Exercise materials ::
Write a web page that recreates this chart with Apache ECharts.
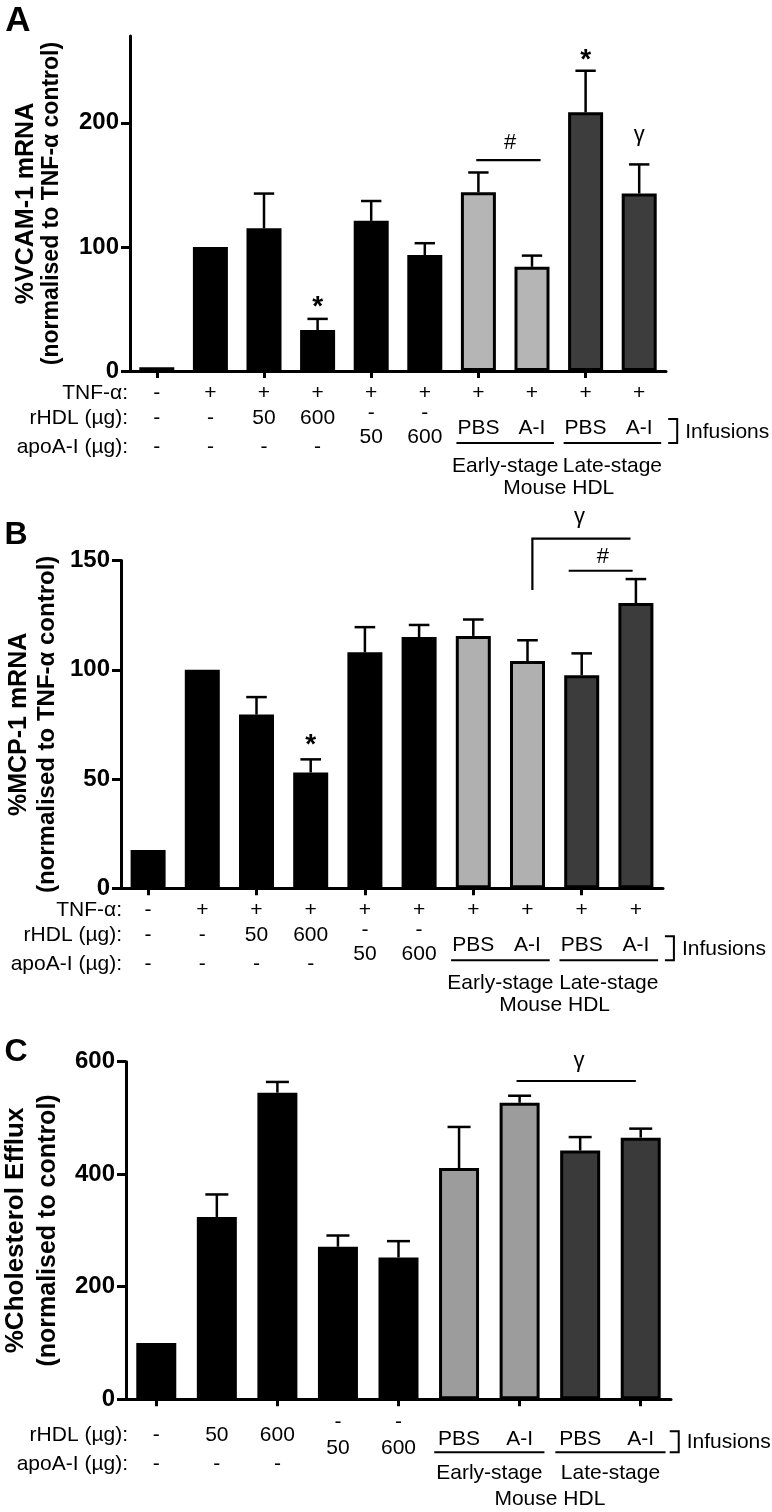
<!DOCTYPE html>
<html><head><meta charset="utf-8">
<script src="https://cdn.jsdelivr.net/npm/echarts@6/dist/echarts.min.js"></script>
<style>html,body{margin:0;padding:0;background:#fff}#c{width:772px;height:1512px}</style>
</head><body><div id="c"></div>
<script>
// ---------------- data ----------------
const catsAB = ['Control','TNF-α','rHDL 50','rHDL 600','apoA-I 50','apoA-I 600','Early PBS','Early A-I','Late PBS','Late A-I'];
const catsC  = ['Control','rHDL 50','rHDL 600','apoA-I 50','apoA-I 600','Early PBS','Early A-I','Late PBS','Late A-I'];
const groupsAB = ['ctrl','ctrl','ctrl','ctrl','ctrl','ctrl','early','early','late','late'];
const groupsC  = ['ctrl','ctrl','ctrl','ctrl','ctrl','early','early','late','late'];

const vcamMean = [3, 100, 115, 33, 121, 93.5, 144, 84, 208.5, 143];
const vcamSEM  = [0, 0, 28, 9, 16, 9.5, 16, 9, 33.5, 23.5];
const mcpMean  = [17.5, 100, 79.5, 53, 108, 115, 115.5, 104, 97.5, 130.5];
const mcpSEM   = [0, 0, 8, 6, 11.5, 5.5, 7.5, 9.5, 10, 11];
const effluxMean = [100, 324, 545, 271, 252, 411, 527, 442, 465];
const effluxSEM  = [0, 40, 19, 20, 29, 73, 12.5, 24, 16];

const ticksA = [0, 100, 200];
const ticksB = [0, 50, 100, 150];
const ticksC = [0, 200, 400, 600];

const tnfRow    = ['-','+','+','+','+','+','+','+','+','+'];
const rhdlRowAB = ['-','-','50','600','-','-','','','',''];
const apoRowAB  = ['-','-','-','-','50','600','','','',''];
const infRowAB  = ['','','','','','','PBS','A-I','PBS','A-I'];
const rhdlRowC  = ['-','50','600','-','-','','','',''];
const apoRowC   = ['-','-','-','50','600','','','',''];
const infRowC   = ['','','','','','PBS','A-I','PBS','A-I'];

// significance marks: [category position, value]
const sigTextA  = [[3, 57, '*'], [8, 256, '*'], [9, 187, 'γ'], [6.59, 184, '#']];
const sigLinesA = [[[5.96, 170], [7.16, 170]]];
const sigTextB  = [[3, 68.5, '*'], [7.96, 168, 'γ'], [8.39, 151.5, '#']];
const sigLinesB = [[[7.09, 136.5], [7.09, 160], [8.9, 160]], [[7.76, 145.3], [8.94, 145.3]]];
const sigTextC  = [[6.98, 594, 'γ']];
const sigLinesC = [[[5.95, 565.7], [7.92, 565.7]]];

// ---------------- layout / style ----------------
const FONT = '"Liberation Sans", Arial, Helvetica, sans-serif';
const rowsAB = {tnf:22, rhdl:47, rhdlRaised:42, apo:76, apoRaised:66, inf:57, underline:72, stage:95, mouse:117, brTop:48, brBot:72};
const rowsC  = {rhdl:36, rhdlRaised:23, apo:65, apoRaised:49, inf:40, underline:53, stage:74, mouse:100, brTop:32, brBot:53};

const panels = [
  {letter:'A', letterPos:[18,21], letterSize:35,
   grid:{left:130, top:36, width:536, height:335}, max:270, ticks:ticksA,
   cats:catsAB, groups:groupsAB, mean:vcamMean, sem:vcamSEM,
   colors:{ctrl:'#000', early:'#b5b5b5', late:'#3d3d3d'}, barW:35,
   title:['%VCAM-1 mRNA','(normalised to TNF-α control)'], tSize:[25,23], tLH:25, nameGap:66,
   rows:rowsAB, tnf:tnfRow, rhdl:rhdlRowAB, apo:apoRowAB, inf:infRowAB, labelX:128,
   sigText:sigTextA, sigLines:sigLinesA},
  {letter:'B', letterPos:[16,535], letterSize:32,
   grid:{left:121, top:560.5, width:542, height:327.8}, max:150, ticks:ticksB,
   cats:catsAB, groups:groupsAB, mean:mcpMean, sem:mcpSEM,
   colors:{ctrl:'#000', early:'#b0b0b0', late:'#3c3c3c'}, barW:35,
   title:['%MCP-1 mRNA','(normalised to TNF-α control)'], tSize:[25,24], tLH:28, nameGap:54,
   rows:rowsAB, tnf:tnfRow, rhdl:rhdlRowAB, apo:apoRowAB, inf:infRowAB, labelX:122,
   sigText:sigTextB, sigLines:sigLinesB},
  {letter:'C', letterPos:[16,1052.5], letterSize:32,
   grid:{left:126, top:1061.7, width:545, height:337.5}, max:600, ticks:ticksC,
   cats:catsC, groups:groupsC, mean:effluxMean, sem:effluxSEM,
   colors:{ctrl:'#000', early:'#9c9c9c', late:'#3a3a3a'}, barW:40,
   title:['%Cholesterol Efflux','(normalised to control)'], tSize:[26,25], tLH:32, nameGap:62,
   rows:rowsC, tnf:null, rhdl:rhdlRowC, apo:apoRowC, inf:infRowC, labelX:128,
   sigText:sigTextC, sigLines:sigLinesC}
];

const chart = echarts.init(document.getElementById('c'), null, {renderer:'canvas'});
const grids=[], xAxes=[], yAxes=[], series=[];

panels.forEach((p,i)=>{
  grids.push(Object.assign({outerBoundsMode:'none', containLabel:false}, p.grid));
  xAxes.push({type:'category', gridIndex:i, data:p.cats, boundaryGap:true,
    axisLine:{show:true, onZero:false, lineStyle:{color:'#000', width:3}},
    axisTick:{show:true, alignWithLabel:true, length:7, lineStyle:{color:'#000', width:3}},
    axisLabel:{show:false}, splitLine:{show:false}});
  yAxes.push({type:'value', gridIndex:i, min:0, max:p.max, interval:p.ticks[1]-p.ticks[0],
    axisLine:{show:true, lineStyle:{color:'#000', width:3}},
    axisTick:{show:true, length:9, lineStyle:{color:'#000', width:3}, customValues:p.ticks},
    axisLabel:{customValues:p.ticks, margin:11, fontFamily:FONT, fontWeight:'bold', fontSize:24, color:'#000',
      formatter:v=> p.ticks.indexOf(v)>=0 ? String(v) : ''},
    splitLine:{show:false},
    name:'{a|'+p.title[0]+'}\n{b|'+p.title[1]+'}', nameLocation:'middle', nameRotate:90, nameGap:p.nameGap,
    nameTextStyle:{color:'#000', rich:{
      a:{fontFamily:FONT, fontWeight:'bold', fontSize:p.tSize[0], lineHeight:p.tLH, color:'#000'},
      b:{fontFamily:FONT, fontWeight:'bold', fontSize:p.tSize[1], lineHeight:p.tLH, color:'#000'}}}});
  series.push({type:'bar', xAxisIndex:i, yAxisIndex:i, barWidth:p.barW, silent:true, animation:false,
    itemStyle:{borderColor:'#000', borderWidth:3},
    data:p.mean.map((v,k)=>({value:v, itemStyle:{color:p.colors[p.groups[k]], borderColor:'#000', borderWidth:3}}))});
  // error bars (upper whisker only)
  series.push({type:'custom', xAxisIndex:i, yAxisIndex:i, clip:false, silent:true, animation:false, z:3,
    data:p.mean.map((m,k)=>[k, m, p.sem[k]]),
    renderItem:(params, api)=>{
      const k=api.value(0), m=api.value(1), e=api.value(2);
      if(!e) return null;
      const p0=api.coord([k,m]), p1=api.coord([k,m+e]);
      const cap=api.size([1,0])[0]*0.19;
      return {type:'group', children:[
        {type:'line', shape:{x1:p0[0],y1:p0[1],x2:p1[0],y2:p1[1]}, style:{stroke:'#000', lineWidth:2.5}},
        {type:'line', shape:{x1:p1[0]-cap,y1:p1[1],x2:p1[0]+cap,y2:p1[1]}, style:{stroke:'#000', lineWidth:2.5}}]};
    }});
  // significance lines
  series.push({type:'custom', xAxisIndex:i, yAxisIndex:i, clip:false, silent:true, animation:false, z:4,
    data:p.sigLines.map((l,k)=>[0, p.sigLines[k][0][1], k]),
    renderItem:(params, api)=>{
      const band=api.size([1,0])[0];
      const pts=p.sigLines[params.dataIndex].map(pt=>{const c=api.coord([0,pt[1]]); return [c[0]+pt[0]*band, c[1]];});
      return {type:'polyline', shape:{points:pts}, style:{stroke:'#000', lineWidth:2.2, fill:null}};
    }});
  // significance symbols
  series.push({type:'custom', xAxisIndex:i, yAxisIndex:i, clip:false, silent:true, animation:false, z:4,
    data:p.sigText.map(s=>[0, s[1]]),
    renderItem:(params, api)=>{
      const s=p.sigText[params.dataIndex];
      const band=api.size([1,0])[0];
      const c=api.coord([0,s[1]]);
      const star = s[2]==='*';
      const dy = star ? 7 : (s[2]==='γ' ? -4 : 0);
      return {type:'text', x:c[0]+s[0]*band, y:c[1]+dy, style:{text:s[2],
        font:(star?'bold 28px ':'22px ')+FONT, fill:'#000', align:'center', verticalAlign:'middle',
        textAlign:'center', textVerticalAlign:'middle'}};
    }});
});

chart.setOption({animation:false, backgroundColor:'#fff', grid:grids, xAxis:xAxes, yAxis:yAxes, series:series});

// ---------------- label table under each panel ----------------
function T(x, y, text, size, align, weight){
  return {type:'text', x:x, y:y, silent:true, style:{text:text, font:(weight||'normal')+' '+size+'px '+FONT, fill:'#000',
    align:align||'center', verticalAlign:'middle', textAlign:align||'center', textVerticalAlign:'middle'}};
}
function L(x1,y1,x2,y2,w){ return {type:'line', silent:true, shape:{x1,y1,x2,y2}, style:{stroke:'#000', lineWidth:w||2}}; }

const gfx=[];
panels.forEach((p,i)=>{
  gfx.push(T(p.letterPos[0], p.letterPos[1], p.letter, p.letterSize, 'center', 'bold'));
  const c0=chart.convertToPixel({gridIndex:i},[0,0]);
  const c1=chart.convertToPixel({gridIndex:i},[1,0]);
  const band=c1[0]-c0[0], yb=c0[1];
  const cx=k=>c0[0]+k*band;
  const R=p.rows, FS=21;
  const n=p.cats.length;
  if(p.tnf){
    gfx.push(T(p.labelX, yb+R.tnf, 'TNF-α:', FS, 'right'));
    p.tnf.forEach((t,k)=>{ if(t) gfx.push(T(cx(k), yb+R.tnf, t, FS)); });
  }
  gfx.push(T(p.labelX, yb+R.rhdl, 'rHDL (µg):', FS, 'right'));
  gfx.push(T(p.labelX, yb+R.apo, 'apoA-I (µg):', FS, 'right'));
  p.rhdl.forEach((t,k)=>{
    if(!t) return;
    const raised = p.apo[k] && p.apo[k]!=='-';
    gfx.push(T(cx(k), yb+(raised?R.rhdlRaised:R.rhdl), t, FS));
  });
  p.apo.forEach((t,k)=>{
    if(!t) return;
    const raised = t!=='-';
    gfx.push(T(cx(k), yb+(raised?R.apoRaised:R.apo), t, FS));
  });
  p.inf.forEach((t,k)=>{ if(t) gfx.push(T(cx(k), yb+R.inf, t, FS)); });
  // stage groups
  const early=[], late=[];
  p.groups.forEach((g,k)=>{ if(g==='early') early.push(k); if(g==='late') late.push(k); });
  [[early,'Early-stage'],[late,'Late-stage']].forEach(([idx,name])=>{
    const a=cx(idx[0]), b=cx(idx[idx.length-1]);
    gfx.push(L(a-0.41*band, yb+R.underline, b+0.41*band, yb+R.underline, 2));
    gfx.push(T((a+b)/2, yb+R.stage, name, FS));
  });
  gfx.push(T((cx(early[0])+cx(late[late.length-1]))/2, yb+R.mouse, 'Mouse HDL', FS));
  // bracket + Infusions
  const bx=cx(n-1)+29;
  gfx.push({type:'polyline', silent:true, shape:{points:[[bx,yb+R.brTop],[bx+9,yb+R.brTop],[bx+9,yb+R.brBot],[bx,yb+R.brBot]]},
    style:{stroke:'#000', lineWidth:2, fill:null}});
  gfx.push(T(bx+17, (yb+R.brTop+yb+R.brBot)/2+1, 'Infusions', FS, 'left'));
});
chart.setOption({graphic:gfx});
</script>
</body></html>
==
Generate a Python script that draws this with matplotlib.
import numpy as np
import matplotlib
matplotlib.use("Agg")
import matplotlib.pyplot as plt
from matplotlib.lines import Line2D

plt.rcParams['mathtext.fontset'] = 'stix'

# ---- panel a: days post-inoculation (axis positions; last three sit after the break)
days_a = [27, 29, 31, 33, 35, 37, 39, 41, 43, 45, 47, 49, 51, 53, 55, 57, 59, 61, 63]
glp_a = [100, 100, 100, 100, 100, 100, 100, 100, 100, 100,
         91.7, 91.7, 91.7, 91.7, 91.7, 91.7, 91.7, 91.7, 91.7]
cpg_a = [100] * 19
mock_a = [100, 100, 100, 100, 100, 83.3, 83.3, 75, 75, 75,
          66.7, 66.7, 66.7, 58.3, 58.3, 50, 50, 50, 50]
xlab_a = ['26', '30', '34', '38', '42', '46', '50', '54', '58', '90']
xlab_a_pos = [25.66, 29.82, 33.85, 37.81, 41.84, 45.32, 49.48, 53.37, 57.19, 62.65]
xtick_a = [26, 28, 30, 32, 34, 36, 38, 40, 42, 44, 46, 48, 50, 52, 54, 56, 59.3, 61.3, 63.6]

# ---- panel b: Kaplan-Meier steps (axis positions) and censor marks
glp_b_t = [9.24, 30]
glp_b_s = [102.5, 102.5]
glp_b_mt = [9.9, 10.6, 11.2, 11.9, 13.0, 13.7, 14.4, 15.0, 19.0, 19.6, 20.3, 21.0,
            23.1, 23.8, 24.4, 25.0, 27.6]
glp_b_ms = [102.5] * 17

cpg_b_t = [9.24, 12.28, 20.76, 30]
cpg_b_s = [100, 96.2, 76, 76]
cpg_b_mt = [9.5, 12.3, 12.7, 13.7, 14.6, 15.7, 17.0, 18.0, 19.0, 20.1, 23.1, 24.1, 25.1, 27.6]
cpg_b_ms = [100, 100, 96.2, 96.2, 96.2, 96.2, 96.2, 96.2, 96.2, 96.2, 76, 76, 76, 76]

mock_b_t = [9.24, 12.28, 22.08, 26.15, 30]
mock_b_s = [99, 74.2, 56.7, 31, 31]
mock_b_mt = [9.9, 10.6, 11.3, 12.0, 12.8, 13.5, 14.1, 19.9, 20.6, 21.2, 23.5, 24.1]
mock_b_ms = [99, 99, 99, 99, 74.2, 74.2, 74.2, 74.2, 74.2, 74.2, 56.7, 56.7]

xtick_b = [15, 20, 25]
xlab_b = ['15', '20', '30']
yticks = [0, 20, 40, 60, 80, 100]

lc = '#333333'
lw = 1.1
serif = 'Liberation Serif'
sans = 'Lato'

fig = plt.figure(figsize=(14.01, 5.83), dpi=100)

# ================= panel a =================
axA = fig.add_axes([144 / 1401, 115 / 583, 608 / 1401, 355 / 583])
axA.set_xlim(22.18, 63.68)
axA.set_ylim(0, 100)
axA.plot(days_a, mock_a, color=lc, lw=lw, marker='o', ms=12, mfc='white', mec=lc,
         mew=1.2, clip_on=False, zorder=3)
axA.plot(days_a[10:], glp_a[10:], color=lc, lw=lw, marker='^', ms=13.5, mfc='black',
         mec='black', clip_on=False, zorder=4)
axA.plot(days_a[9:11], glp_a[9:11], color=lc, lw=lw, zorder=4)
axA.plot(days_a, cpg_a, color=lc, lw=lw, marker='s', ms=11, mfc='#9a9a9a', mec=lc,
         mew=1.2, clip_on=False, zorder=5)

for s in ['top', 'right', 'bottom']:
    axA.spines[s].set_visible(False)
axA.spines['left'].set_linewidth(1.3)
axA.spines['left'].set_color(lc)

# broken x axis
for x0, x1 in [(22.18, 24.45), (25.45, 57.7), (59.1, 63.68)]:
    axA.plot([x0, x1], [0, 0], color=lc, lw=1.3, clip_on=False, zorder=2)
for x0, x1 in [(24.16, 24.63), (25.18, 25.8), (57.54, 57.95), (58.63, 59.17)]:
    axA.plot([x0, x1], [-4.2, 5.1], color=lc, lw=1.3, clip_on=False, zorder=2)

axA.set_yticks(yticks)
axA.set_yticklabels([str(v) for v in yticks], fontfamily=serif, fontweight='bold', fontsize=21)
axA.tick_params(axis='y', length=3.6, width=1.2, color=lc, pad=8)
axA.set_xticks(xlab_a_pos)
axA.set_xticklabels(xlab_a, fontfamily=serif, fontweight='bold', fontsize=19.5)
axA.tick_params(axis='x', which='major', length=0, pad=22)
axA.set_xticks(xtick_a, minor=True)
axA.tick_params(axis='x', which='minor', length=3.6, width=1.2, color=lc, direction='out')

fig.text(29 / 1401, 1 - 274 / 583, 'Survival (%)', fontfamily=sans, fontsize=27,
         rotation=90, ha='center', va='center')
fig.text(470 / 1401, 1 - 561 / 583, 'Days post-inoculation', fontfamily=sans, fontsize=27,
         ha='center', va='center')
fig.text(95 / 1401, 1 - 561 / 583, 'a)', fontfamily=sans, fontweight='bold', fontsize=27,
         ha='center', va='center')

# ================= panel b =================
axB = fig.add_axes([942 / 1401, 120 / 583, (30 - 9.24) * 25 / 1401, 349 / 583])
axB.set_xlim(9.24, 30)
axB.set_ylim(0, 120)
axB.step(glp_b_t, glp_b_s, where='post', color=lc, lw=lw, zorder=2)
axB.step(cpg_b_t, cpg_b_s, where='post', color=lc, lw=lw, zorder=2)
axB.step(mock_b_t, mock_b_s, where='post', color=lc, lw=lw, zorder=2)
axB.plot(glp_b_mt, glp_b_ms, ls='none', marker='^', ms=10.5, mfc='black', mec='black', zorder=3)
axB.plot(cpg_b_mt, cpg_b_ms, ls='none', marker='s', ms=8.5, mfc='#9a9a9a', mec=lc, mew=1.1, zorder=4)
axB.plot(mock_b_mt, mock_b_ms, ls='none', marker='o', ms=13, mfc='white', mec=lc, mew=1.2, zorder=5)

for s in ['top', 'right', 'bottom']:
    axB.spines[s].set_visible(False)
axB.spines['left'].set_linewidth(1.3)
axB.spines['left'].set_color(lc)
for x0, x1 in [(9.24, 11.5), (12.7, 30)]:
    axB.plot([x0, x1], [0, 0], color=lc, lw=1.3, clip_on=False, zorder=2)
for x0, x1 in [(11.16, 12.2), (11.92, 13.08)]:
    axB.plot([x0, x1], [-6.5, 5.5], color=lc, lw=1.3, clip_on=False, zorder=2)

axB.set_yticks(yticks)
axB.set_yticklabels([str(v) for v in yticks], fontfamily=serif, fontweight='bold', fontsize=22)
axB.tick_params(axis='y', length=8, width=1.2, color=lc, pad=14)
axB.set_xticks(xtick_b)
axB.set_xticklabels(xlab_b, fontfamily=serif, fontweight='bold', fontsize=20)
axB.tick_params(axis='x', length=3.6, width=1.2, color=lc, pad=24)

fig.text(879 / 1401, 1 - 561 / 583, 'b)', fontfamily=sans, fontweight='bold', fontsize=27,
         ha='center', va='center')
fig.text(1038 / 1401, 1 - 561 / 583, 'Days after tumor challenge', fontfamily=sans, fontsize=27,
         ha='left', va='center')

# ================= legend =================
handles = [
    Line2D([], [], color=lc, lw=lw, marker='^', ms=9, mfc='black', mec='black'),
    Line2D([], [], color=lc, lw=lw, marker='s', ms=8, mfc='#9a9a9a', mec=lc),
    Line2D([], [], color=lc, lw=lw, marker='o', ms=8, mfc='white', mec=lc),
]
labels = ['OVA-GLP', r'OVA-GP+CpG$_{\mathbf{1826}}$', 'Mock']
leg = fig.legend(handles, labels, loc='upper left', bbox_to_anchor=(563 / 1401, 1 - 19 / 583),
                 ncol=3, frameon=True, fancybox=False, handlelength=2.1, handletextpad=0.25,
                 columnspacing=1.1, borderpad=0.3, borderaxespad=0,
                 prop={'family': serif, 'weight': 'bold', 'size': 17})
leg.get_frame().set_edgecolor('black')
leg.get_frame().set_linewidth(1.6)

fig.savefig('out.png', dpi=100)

Description of the task :: Extract and output the part that opens with the line containing "Generate a Python" and closes with the line containing "plt.rcParams['mathtext.fontset'] = 'stix'", unchanged, ends included.

Full response ::
Generate a Python script that draws this with matplotlib.
import numpy as np
import matplotlib
matplotlib.use("Agg")
import matplotlib.pyplot as plt
from matplotlib.lines import Line2D

plt.rcParams['mathtext.fontset'] = 'stix'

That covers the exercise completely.